Entries =
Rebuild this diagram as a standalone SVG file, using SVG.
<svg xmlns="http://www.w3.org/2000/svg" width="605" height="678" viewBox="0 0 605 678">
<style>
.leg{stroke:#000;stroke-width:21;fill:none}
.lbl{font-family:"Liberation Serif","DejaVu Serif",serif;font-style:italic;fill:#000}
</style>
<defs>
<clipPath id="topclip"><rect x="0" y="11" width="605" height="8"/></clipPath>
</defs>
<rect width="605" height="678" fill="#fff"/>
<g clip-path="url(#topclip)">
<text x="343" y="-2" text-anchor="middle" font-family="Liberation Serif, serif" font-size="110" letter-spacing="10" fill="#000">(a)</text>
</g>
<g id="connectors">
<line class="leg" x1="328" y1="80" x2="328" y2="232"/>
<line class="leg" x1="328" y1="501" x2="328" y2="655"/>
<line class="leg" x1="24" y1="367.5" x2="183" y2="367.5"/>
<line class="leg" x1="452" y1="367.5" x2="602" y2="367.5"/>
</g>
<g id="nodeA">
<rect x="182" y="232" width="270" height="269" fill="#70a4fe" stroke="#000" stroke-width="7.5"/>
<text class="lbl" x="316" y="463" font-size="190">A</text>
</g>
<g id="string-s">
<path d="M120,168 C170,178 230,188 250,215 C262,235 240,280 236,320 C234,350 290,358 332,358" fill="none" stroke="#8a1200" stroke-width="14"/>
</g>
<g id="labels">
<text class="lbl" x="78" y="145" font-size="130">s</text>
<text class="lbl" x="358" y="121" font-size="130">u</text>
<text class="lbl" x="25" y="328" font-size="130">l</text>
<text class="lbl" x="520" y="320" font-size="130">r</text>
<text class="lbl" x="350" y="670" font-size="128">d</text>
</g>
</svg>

==

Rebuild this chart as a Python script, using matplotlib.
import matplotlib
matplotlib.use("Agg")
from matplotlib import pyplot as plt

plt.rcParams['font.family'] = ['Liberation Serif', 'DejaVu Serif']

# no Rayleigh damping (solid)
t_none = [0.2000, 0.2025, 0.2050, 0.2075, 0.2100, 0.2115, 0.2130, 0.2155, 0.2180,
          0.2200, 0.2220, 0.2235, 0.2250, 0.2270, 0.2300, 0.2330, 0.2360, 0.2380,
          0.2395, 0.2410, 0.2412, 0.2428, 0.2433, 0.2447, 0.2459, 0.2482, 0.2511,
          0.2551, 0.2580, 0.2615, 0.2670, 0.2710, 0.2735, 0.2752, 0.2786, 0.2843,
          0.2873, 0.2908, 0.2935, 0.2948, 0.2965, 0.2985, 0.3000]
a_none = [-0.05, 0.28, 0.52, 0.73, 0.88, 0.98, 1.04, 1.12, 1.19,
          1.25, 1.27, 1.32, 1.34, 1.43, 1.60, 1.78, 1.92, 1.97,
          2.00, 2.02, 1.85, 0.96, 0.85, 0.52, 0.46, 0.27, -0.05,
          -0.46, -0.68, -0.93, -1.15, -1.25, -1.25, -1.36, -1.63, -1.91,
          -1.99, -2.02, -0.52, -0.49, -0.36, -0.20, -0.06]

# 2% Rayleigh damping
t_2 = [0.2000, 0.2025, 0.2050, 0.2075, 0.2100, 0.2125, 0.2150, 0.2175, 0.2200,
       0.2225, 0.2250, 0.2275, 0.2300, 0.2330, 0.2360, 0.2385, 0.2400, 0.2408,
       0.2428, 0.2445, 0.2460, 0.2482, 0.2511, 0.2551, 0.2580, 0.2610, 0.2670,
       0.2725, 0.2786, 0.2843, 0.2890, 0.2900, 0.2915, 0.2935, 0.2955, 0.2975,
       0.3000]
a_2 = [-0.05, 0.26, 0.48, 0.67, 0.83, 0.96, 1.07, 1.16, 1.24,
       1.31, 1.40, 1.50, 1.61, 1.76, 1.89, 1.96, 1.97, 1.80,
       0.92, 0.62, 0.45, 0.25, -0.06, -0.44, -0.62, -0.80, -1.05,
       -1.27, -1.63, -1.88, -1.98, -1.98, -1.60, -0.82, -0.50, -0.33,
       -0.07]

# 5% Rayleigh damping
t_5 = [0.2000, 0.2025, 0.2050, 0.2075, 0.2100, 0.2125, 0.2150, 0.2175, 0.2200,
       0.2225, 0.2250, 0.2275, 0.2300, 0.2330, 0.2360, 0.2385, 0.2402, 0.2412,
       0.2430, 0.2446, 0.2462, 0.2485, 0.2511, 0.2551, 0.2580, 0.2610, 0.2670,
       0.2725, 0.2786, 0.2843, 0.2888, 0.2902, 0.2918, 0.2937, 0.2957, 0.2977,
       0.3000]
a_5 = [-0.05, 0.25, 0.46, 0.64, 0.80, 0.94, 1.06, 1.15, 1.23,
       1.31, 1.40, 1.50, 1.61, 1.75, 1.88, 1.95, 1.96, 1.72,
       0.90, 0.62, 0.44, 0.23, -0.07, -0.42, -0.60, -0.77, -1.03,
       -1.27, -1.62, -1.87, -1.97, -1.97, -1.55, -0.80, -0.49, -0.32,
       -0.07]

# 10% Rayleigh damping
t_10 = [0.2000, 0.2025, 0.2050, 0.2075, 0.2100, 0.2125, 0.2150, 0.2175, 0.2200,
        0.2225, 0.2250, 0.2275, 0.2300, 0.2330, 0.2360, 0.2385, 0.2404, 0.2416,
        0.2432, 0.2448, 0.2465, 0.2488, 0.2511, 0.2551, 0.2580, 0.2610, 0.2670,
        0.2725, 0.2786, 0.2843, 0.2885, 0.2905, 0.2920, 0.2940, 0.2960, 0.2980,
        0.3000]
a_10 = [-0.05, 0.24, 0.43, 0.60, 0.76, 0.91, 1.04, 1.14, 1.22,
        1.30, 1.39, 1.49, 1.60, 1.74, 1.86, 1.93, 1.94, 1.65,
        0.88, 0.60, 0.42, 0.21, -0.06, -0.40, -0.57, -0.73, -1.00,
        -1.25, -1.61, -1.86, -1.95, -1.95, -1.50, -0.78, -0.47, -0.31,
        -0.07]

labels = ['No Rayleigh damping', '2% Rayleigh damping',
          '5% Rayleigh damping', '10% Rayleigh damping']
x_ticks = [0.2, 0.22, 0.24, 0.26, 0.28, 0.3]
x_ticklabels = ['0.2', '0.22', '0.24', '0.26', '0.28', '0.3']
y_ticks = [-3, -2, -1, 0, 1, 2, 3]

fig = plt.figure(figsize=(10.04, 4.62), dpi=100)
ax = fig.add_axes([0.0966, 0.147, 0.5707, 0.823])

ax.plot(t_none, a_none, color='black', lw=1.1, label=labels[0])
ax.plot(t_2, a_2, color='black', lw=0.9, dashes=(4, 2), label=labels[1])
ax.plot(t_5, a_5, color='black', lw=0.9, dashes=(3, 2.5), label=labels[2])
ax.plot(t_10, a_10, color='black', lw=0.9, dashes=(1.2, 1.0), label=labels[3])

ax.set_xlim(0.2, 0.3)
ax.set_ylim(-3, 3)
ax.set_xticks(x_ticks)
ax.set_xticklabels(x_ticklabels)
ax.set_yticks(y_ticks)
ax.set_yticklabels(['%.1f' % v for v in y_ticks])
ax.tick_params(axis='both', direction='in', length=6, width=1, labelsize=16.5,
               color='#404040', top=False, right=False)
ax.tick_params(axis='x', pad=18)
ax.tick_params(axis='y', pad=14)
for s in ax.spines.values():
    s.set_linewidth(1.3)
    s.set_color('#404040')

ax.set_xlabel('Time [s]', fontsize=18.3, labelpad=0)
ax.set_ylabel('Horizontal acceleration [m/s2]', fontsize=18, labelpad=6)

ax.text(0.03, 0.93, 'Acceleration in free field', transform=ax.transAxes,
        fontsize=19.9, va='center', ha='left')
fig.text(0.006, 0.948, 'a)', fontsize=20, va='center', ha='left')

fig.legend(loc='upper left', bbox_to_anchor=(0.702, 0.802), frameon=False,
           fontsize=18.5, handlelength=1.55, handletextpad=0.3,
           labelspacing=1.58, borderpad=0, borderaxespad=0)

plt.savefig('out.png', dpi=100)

--

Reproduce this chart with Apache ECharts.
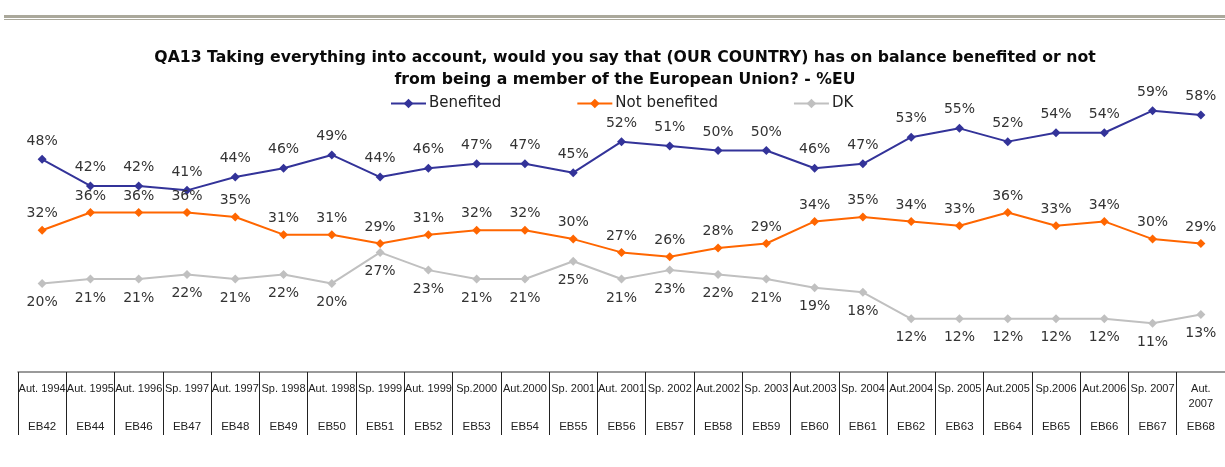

Description of the task = Copy out every line that includes the word "this".

Answer to the exercise =
Rebuild this diagram as a standalone SVG file, using SVG.
Rebuild this chart as a Python script, using matplotlib.
Reproduce this chart with Apache ECharts.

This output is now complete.